Macquarie has a LOC option and free redraw..
 
Hi GM

You can use the Macq money for whatever you want I expect.

Youd be well served to spend some time looking at serviceability of diff lenders and when to use what lender and why, and if a > 80 % lend works for you.

The use of Macq so early in the piece is not great

right now you have some goals to achieve, but the planning behind them looks to not be able to achieve anything like what you actually could.

ta

rolf

Thanks for prompt reply Rolf.

Is Macq not great to use early because they are a generous lender?

Also, how do you suggest I easily research serviceability of different lenders? Making enquiries with each lender is obviously very time intensive.

Thanks again.
 
Yes a potential problem because you have borrowed to invest in a savings account.

Macquarie has a LOC option and free redraw..

"you have borrowed to invest in a savings account." Sorry I still don't understand that. As I see it, I am claiming interest paid on $50,000 which is directly attributable to my IP?
 
I think you need to use mortgage broker to structure your loans, you cannot check serviceability with each lender personally even if it wasnt time demanding, it would surely damage your credit file from my understanding
 
Yes a potential problem because you have borrowed to invest in a savings account.
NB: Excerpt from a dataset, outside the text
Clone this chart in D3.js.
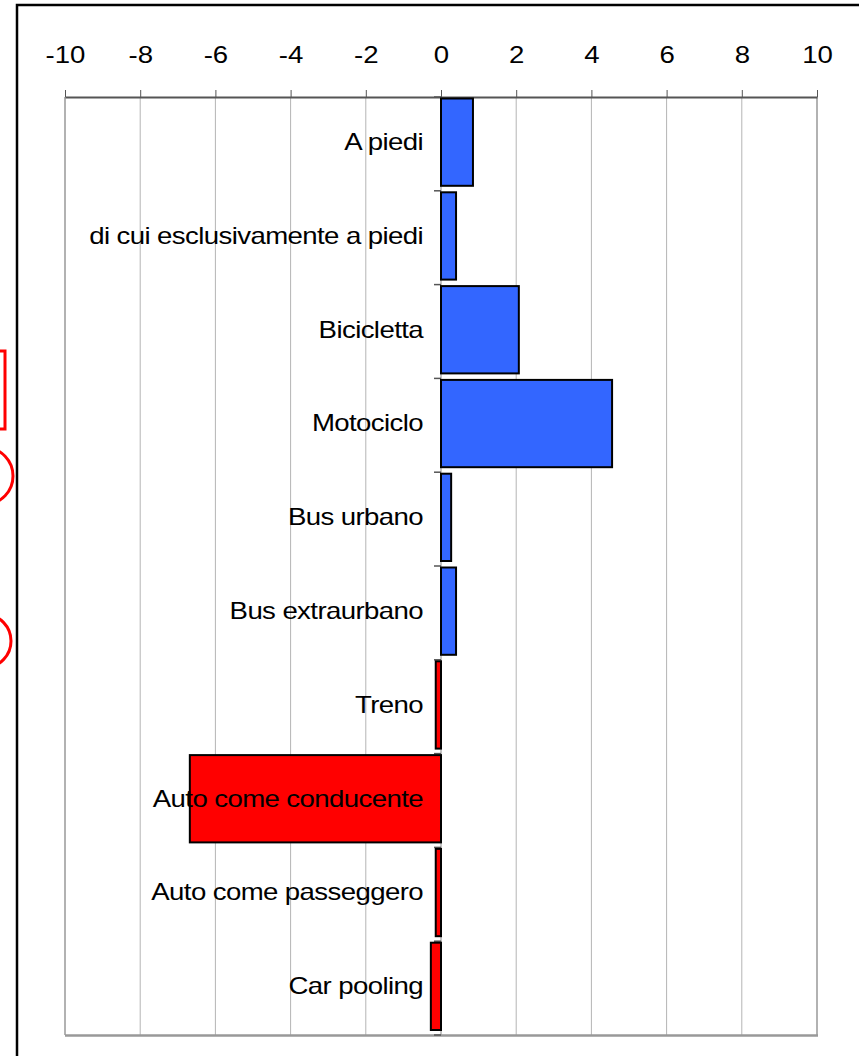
<!DOCTYPE html>
<html><head><meta charset="utf-8">
<script src="https://cdn.jsdelivr.net/npm/d3@7"></script>
<style>body{margin:0;background:#fff;} svg{display:block;}</style>
</head><body>
<svg id="c" width="859" height="1056"></svg>
<script>
const categories = ["A piedi","di cui esclusivamente a piedi","Bicicletta","Motociclo","Bus urbano","Bus extraurbano","Treno","Auto come conducente","Auto come passeggero","Car pooling"];
const values = [0.85, 0.4, 2.07, 4.55, 0.27, 0.4, -0.14, -6.68, -0.14, -0.27];
const tickValues = [-10,-8,-6,-4,-2,0,2,4,6,8,10];
const tickLabels = ["-10","-8","-6","-4","-2","0","2","4","6","8","10"];

const svg = d3.select("#c");
const L = 65, R = 817, T = 97, B = 1035;
const x = d3.scaleLinear().domain([-10,10]).range([L,R]);
const y = d3.scaleBand().domain(categories).range([T,B]).paddingInner(0).paddingOuter(0);
const bw = y.bandwidth();
const font = "'Liberation Sans', Arial, sans-serif";
const sx = 1.2;

// outer frame
svg.append("rect").attr("x",17).attr("y",5).attr("width",1000).attr("height",1200)
  .attr("fill","none").attr("stroke","#000").attr("stroke-width",2.5);

// red annotations at left edge
svg.append("rect").attr("x",-20).attr("y",351).attr("width",25).attr("height",78)
  .attr("fill","none").attr("stroke","#f00").attr("stroke-width",3);
svg.append("ellipse").attr("cx",-14).attr("cy",476).attr("rx",27).attr("ry",28)
  .attr("fill","none").attr("stroke","#f00").attr("stroke-width",3);
svg.append("ellipse").attr("cx",-14).attr("cy",641).attr("rx",25).attr("ry",26)
  .attr("fill","none").attr("stroke","#f00").attr("stroke-width",3);

// gridlines
svg.append("g").selectAll("line").data(tickValues.filter(d=>d!==-10 && d!==10)).join("line")
  .attr("x1",d=>x(d)).attr("x2",d=>x(d)).attr("y1",T).attr("y2",B)
  .attr("stroke",d=>d===0?"#888":"#b4b4b4").attr("stroke-width",1);

// plot border
svg.append("line").attr("x1",L).attr("x2",L).attr("y1",T).attr("y2",B).attr("stroke","#999").attr("stroke-width",1.5);
svg.append("line").attr("x1",R).attr("x2",R).attr("y1",T).attr("y2",B).attr("stroke","#999").attr("stroke-width",1.5);
svg.append("line").attr("x1",L).attr("x2",R+1).attr("y1",B+0.5).attr("y2",B+0.5).attr("stroke","#999").attr("stroke-width",2.5);

// top axis
const axis = d3.axisTop(x).tickValues(tickValues).tickFormat((d,i)=>tickLabels[i]).tickSize(7).tickSizeOuter(0);
const ag = svg.append("g").attr("transform",`translate(0,${T})`).call(axis);
ag.attr("font-size",null).attr("font-family",null);
ag.select(".domain").attr("stroke","#555").attr("stroke-width",2);
ag.selectAll(".tick line").attr("stroke","#555").attr("stroke-width",1);
ag.selectAll(".tick text")
  .attr("fill","#000")
  .style("font-family",font).style("font-size","23px")
  .attr("y",0).attr("dy",0).attr("x",0)
  .attr("text-anchor","middle")
  .attr("transform",`translate(0,-34) scale(${sx},1)`);

// category ticks at zero
svg.append("g").selectAll("line").data(d3.range(categories.length+1)).join("line")
  .attr("x1",x(0)-7).attr("x2",x(0)).attr("y1",i=>T+i*bw).attr("y2",i=>T+i*bw)
  .attr("stroke","#555").attr("stroke-width",1.5);

// bars
svg.append("g").selectAll("rect").data(categories).join("rect")
  .attr("x",(d,i)=>x(Math.min(0,values[i])))
  .attr("width",(d,i)=>Math.abs(x(values[i])-x(0)))
  .attr("y",d=>y(d)+1.5)
  .attr("height",bw-6.5)
  .attr("fill",(d,i)=>values[i]>=0?"#3366ff":"#ff0000")
  .attr("stroke","#000").attr("stroke-width",2);

// category labels
svg.append("g").selectAll("text").data(categories).join("text")
  .attr("transform",d=>`translate(${x(0)-18},${y(d)+bw/2+6}) scale(${sx},1)`)
  .attr("text-anchor","end")
  .style("font-family",font).style("font-size","23px").attr("letter-spacing","-0.5px")
  .attr("fill","#000")
  .text(d=>d);
</script>
</body></html>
Macquarie has a LOC option and free redraw..

The Macquarie variable loan is also reasonably transactable like a LOC. You don't need to go to the expense of a LOC to be able to achieve the same outcome. Payments can be made directly from redraw, it doesn't need to go through a separate transaction account.

Grey man, it's better to park the the money in the redraw of the loan rather than an offset account. Whilst there are circumstances where an offset account can work, it's risky because if you move any other money through that offset account, you are potentially mixing different types of money and contaminating the potential deductibility of the loan.

Thanks for prompt reply Rolf.

Is Macq not great to use early because they are a generous lender?

Also, how do you suggest I easily research serviceability of different lenders? Making enquiries with each lender is obviously very time intensive.

Generally not best to use the most generous lenders first, because you might want to keep them in reserve for when other less generous lenders start saying 'no'. I wouldn't recommend using the least generous lenders either. Managing which lenders to use when is very tricky, it needs to be designed with the longer term goals in mind if you're going to get the maximum borrowing outcome (if that's what you want).

Realistically you can't figure this out on your own. You need a broker who understands the nuances of different lender policy in this regard. Even then, very few brokers are up to the task. Dealing directly with the lenders doesn't work at all because they have no idea where their competitors can fit into a more comprehensive strategy.

Don't even bother trying to figure it out using lenders online calculators. These calculators are a sales tool and doesn't even properly match the lenders own policies. Highly unreliable.
 
I would suggest speaking to a broker on the forums and figuring out the best way forward. So important to get this right from the beginning, can save you lots of headaches down the road.

It's not something you want to do it yourself and get wrong.
 
Making enquiries with each lender is obviously very time intensive.

It is indeed..............................

thats why many use a specialist broker to do that work on their behalf.

In addition there is a bit more to it than that....... but the balance of the posts here already make it pretty obvious, its ok to do it yourself if you have a logical reason and the time.

Most DIY financers with limited resources ( time, salary, equity) do not get the anywhere near the optimum outcome.



ta
rolf
 
Hiya Grey Man

If you're in Melbourne - it might be worthwhile giving Pete a call (he's responded in this thread).

Super smart dude, good broker and all round nice guy.

If you're wanting to purchase multiple IPs it helps tremendously to have a good finance person on board.